Mafalda Ruão – Let’s start at the beginning, asking the question still unanswered: after all, when will the skate-punk-rock band, the fuel of all this, be born? When will the first record come out?
Primeira Desordem – Initially, we struggled to choose a name to identify our artistic practice. We decided to shift the paradigm and come up with a name for a punk rock band. This exercise was easier and the name primeira desordem emerged. We ended up assuming – fictionalising our identity – that the band could exist. As we answer this interview, the band doesn’t exist yet. But, by the time this is published, the band will probably be a reality.
MR – What motivates you to wake up in the morning and create?
PD – We feel thrilled by the premise of building, creating, bringing to fruition something that doesn’t exist and the adventure of that process. Often, our works and creations are born from a phrase, a pre-title of a piece or a question (for example, in The Kids Are Alright, we came up with the question – can bad drawings lead to good sculptures? And we looked for the answer).
In our approach, ideas often come up with a continuity, a response to a previous idea or a relation with another idea that we already had and that, in another temporal moment, acquires prominence and space to be worked on.
Being a duo makes it easier: when one of us has the question, the other has the answer; when one of us has a suggestion, the other puts it into motion; when one of us has doubts, the other has them too.
MR – I look at your work and ask myself: are you studio or street artists?
PD – We don’t think that this difference is clear in our practice. Our process is a hybrid between both. But the process begins in the street, as a shared public space.
MR – Having in mind projects like The Kids Are Alright (2022), Perfect mud balls (2021) and Escavação (2017) or the happening It’s not unusual suspects (2018); what is the role of “error” and chance in your creation?
PD – Sometimes chance happens so that we can work on it – it is an ally or even a co-worker. For example, in the video Escavação, it was chance that pointed the way. In The Kids Are Alright, the error, the technical flaw (deliberately sought after) are the centre of attention, indicating the formal and conceptual method we must go through.
MR – Speaking of ally or observer-participant that munitions the work, as in the performance NOT A big EVENT (2021); what was your motivation in that?

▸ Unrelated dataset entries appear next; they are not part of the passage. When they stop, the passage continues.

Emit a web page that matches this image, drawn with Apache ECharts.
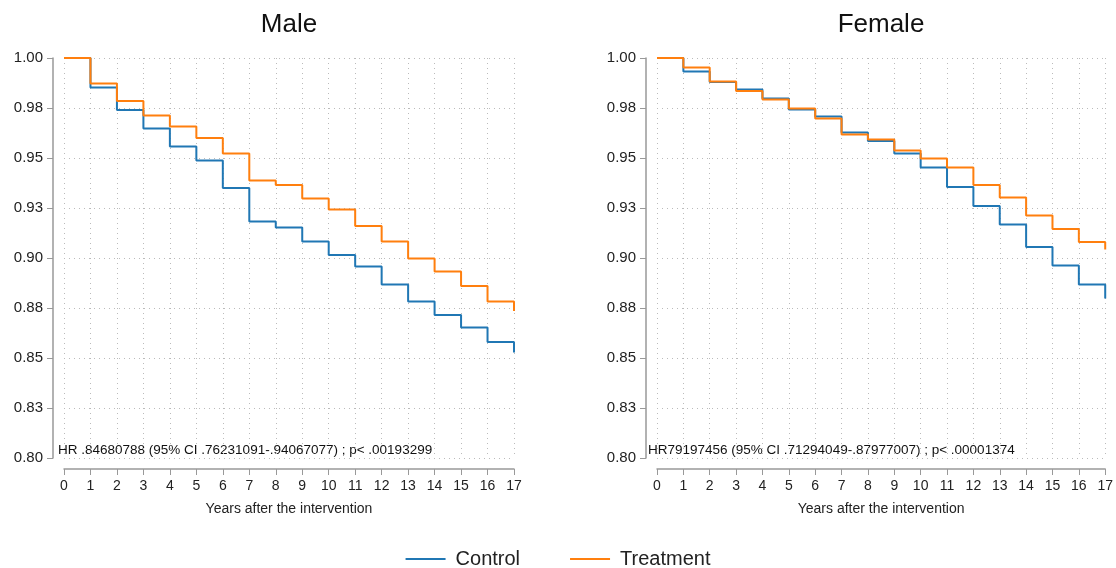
<!DOCTYPE html>
<html>
<head>
<meta charset="utf-8">
<script src="https://cdn.jsdelivr.net/npm/echarts@6/dist/echarts.min.js"></script>
<style>html,body{margin:0;padding:0;background:#fff}#c{width:1116px;height:568px}</style>
</head>
<body>
<div id="c"></div>
<script>
const years = [0,1,2,3,4,5,6,7,8,9,10,11,12,13,14,15,16,17];
const yTickLabels = ['0.80','0.83','0.85','0.88','0.90','0.93','0.95','0.98','1.00'];
const maleControl   = [1, 0.9852, 0.9740, 0.9647, 0.9557, 0.9487, 0.9350, 0.9183, 0.9152, 0.9082, 0.9015, 0.8957, 0.8868, 0.8782, 0.8715, 0.8652, 0.8580, 0.8527];
const maleTreatment = [1, 0.9873, 0.9785, 0.9713, 0.9658, 0.9600, 0.9522, 0.9387, 0.9365, 0.9297, 0.9243, 0.9160, 0.9082, 0.8998, 0.8932, 0.8860, 0.8783, 0.8735];
const femaleControl   = [1, 0.9932, 0.9880, 0.9842, 0.9798, 0.9742, 0.9707, 0.9628, 0.9585, 0.9523, 0.9452, 0.9355, 0.9260, 0.9168, 0.9055, 0.8962, 0.8868, 0.8798];
const femaleTreatment = [1, 0.9953, 0.9882, 0.9835, 0.9793, 0.9748, 0.9697, 0.9618, 0.9592, 0.9537, 0.9497, 0.9452, 0.9365, 0.9303, 0.9213, 0.9145, 0.9080, 0.9043];
const panelTitles = ['Male', 'Female'];
const annotations = [
  'HR .84680788 (95% CI .76231091-.94067077) ; p< .00193299',
  'HR79197456 (95% CI .71294049-.87977007) ; p< .00001374'
];
const xAxisName = 'Years after the intervention';
const seriesNames = ['Control', 'Treatment'];

const FONT = '"Liberation Sans", Arial, Helvetica, sans-serif';
const BLUE = '#2077b4';
const ORANGE = '#ff7f0e';

const grids = [
  {left: 64, right: 602, top: 58, bottom: 110},
  {left: 657, right: 10, top: 58, bottom: 110}
];

function xAx(i) {
  return {
    gridIndex: i, type: 'value', min: 0, max: 17, interval: 1, offset: 11,
    name: xAxisName, nameLocation: 'middle', nameGap: 33,
    nameTextStyle: {fontSize: 14, color: '#222', fontFamily: FONT},
    axisLine: {show: true, onZero: false, lineStyle: {color: '#999', width: 1.5}},
    axisTick: {show: true, length: 6, lineStyle: {color: '#999'}},
    axisLabel: {fontSize: 14, color: '#222', fontFamily: FONT, margin: 10},
    splitLine: {show: true, lineStyle: {color: '#bbb', type: [1, 4], width: 1}}
  };
}
function yAx(i) {
  return {
    gridIndex: i, type: 'value', min: 0.8, max: 1.0, interval: 0.025, offset: 11,
    axisLine: {show: true, onZero: false, lineStyle: {color: '#999', width: 1.5}},
    axisTick: {show: true, length: 6, lineStyle: {color: '#999'}},
    axisLabel: {fontSize: 15, color: '#222', fontFamily: FONT, margin: 10,
      formatter: (v, idx) => yTickLabels[idx]},
    splitLine: {show: true, lineStyle: {color: '#bbb', type: [1, 4], width: 1}}
  };
}
function ser(name, arr, gi, color) {
  return {
    name: name, type: 'line', step: 'end', xAxisIndex: gi, yAxisIndex: gi,
    symbol: 'none', data: years.map((x, k) => [x, arr[k]]),
    lineStyle: {color: color, width: 2}, itemStyle: {color: color},
    animation: false
  };
}

const chart = echarts.init(document.getElementById('c'), null, {renderer: 'canvas'});
chart.setOption({
  animation: false,
  backgroundColor: '#fff',
  textStyle: {fontFamily: FONT},
  grid: grids,
  xAxis: [xAx(0), xAx(1)],
  yAxis: [yAx(0), yAx(1)],
  legend: {
    data: seriesNames, top: 544, left: 'center', itemWidth: 40, itemHeight: 2, icon: 'rect',
    itemGap: 50, textStyle: {fontSize: 20, color: '#222', fontFamily: FONT, padding: [0, 0, 0, 5]}
  },
  graphic: [
    {type: 'text', x: 289, y: 25, style: {text: panelTitles[0], fontSize: 26, fontFamily: FONT, fill: '#111', align: 'center', verticalAlign: 'middle'}},
    {type: 'text', x: 881, y: 25, style: {text: panelTitles[1], fontSize: 26, fontFamily: FONT, fill: '#111', align: 'center', verticalAlign: 'middle'}},
    {type: 'text', x: 58, y: 450, style: {text: annotations[0], fontSize: 13.5, fontFamily: FONT, fill: '#111', align: 'left', verticalAlign: 'middle'}},
    {type: 'text', x: 648, y: 450, style: {text: annotations[1], fontSize: 13.5, fontFamily: FONT, fill: '#111', align: 'left', verticalAlign: 'middle'}}
  ],
  series: [
    ser(seriesNames[0], maleControl, 0, BLUE),
    ser(seriesNames[1], maleTreatment, 0, ORANGE),
    ser(seriesNames[0], femaleControl, 1, BLUE),
    ser(seriesNames[1], femaleTreatment, 1, ORANGE)
  ]
});
</script>
</body>
</html>
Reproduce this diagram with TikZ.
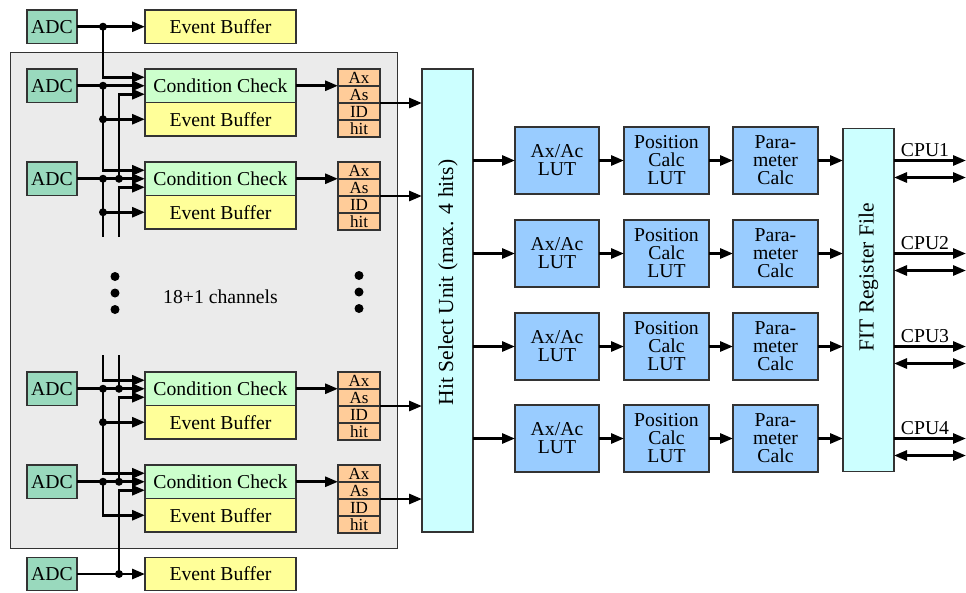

PD – NOT A big EVENT came out of a desire to have a barbecue in our studio with friends. Reducing the scale of the grill, skewers and speaker was intended to change the way we interacted in these situations by adding this extraneous element. The performative side of the action was reflected in the way we laid the charcoal, kept the fire going, turned the skewers over. We had to train these new gestures, adapting to this reduced scale. In this relaxed conviviality, people were conditioned to maintain the role of audience in the performance.
MR – In your relationship with the audience and in the relationship of the latter with your work, have you ever felt misunderstood?
PD – Sometimes there is a generalized self-identification of part of the public with our practice. They suggest us ideas, actions that they think are achievable. This external idealisation of what our work is (or can be) confines us. This expectation of the public in relation to our work and how we develop it sometimes makes us feel misunderstood.
MR – In relation to the future, what is the perfect crime that could happen? What is in your plans?
DP – Perfection is a crime.
Not even to ourselves should we reveal our plans.